100 años de Independiente de Ataliva: Nuestros recuerdos son nuestra riqueza (Parte II)

Aquel Club de la infancia y la juventud ha cumplido cien años en mi pueblo. Toda una trayectoria de sueños, esfuerzos y alegrías compartidas. Motivada por el acontecimiento, la memoria florece en gratos recuerdos.

La cercanía frente a mi casa de la niñez y la senda (sin vereda aún) que me llevaba cada día a la escuela y a la plaza, hoy parecen ofrecerme, como ayer, la fragancia de sus verdes. La música de los bailes en verano sobre la pista me devuelven todavía la tibieza de los brazos del maestro que se llegaba del norte para bailar conmigo bajo la mirada atenta de mis padres, quienes llegarían a ser sus suegros.

Segunda Parte

Cuando llegaron las hamacas

A la gran extensión vacía, plena de césped generoso, le llegó un día la presencia de las hamacas hacia el lado sur del predio. ¡Qué emoción! En la escuela había otros juegos pero no hamacas. Más que disfrutarlas, lo que hicimos fue consumirlas, absorberlas, dominarlas hacia arriba y hacia abajo, como si quisiéramos rozar el cielo, disfrutadas con amigas de la edad. Durante la primera tarde de estreno nos sorprendió la presencia de arenilla o polvillo fino por la gran cantidad de tiempo que le dedicamos a ese debut. Por supuesto, nos trajo consecuencias.

Los ojos sufrieron las derivaciones, muy rojos de tanto refregar. Enrique Fiameni, el farmacéutico del pueblo, redujo mi problema después de ser consultado por mi madre, que me llevó ante él. Al día siguiente aparecí con anteojos oscuros en la escuela. Signo indiscutible de mi padecimiento temporario. Pero como decía un refrán en ese tiempo: “Sarna con gusto no pica”.

Las tardes subsiguientes sirvieron para reiterar la práctica, la diversión y el encuentro con amigas. Allí estaban las hamacas, esperándonos, pero era verano y teníamos compañía. El sonido de las cigarras en esos árboles llamados brachichitos era permanente y ensordecedor. Las escuchábamos también desde mi casa, pero allí, en la cercanía, atronaban en los largos días de verano.

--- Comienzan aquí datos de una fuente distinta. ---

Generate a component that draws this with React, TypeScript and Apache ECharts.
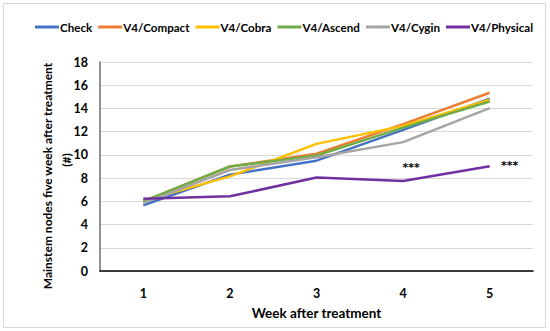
import React, { useEffect, useRef } from "react";
import * as echarts from "echarts";

const categories = ["1", "2", "3", "4", "5"];
const seriesNames = ["Check", "V4/Compact", "V4/Cobra", "V4/Ascend", "V4/Cygin", "V4/Physical"];
const check = [5.66, 8.3, 9.5, 12.15, 14.85];
const compact = [6.0, 9.0, 10.1, 12.65, 15.35];
const cobra = [6.05, 8.15, 10.95, 12.5, 14.75];
const ascend = [6.0, 9.0, 9.95, 12.35, 14.6];
const cygin = [5.85, 8.7, 9.8, 11.1, 14.03];
const physical = [6.23, 6.43, 8.05, 7.75, 9.03];
const colors = ["#4472C4", "#ED7D31", "#FFC000", "#70AD47", "#A5A5A5", "#7030A0"];
const yTicks = { min: 0, max: 18, interval: 2 };
const yTitle = "Mainstem nodes five week after treatment";
const yTitle2 = "(#)";

const FONT = "Lato, 'Noto Sans', sans-serif";

export default function App() {
  const ref = useRef<HTMLDivElement>(null);
  useEffect(() => {
    if (!ref.current) return;
    const chart = echarts.init(ref.current, undefined, { renderer: "svg" });
    const data = [check, compact, cobra, ascend, cygin, physical];
    const titleStyle = { fontFamily: FONT, fontWeight: "bold", fontSize: 12, fill: "#000", align: "center", verticalAlign: "middle" };
    const starLabel = {
      show: true,
      formatter: "***",
      fontFamily: "'DejaVu Sans', sans-serif",
      fontWeight: "bold",
      fontSize: 11,
      color: "#000000",
      textBorderWidth: 0,
    };
    chart.setOption({
      animation: false,
      backgroundColor: "#ffffff",
      color: colors,
      graphic: [
        {
          type: "rect",
          shape: { x: 3.5, y: 3.5, width: 542, height: 324 },
          style: { fill: "none", stroke: "#d9d9d9", lineWidth: 1 },
          silent: true,
        },
        { type: "text", x: 47, y: 176, rotation: Math.PI / 2, style: { text: yTitle, ...titleStyle } },
        { type: "text", x: 66, y: 160, rotation: Math.PI / 2, style: { text: yTitle2, ...titleStyle } },
      ],
      legend: {
        top: 21,
        left: 35,
        width: 540,
        padding: 0,
        icon: "path://M0,0 L24,0 L24,3 L0,3 Z",
        itemWidth: 24,
        itemHeight: 3,
        itemGap: 6,
        textStyle: { fontFamily: FONT, fontWeight: "bold", fontSize: 11.6, color: "#000", padding: [0, 0, 0, -4] },
        data: seriesNames,
      },
      grid: { left: 100, right: 17, top: 62, bottom: 60 },
      xAxis: {
        type: "category",
        data: categories,
        name: "Week after treatment",
        nameLocation: "middle",
        nameGap: 35,
        nameTextStyle: { fontFamily: FONT, fontWeight: "bold", fontSize: 13.5, color: "#000" },
        axisLine: { lineStyle: { color: "#000", width: 1.5 } },
        axisTick: { show: false },
        axisLabel: { fontFamily: FONT, fontWeight: "bold", fontSize: 12.5, color: "#000", margin: 16 },
      },
      yAxis: {
        type: "value",
        min: yTicks.min,
        max: yTicks.max,
        interval: yTicks.interval,
        axisLine: { show: true, lineStyle: { color: "#6e6e6e", width: 1.5 } },
        axisTick: { show: false },
        splitLine: { lineStyle: { color: "#d9d9d9", width: 1 } },
        axisLabel: { fontFamily: FONT, fontWeight: "bold", fontSize: 12.5, color: "#000", margin: 12 },
      },
      series: seriesNames.map((n, i) => ({
        name: n,
        type: "line",
        data: data[i],
        symbol: "none",
        lineStyle: { width: 2.5, color: colors[i] },
        itemStyle: { color: colors[i] },
        z: i === 5 ? 3 : 2,
        markPoint:
          i === 5
            ? {
                symbol: "rect",
                symbolSize: 1,
                itemStyle: { color: "rgba(0,0,0,0)" },
                label: starLabel,
                data: [
                  { coord: ["4", 8.75], label: { ...starLabel, offset: [8, -2] } },
                  { coord: ["5", 9.0], label: { ...starLabel, offset: [20, -1] } },
                ],
              }
            : undefined,
      })),
    });
    return () => chart.dispose();
  }, []);
  return <div ref={ref} style={{ position: "fixed", left: 0, top: 0, width: 550, height: 331 }} />;
}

Foto: Gentileza Club Independiente de Ataliva.

Los patines de Martha

Mi amiga Martha Ramb era la dueña de los patines y los llevaba al club. Era la única niña que practicaba en la pista, con bastante seguridad. Yo la miraba embelesada; era toda una novedad y sus piruetas (no demasiado audaces) a mí me deslumbraban.

Así como prestaba su bicicleta, así también era generosa ofreciendo sus patines. Pero si bien la novedad era tentadora, al principio la prudencia fue buena consejera y frenaba mis impulsos. Pero la pista se presentaba firme, lisa y apetecible. Su lisura invitaba a la acción.

Por supuesto, coraje hubo pero también aparecieron las caídas. Dejemos en claro que la pista no tuvo nada que ver. Estaba bien construida, firme y nivelada.

El polaco Happel

Huyendo de la guerra, el polaco Juan Happel ancló definitivamente en Ataliva. Rubio y de tez no muy blanca, encontró trabajo y vivienda en el Club Independiente. Una habitación del edificio le sirvió como morada y su responsabilidad era brindar sus cuidados especialmente a la cancha de fútbol y en definitiva, a todo el espacio concerniente a la institución deportiva.

Sabía contar anécdotas de su país y de la guerra. Ganó amigos prontamente y su presencia generaba confianza porque él estaba siempre allí, atento a cualquier necesidad de quienes concurríamos al club. No recuerdo cuál fue su destino, pero sé que la población lo apreciaba y valoraba. Aún hoy, conversando con algunos memoriosos que nacieron en Ataliva, su nombre y su trabajo son evocados con respeto.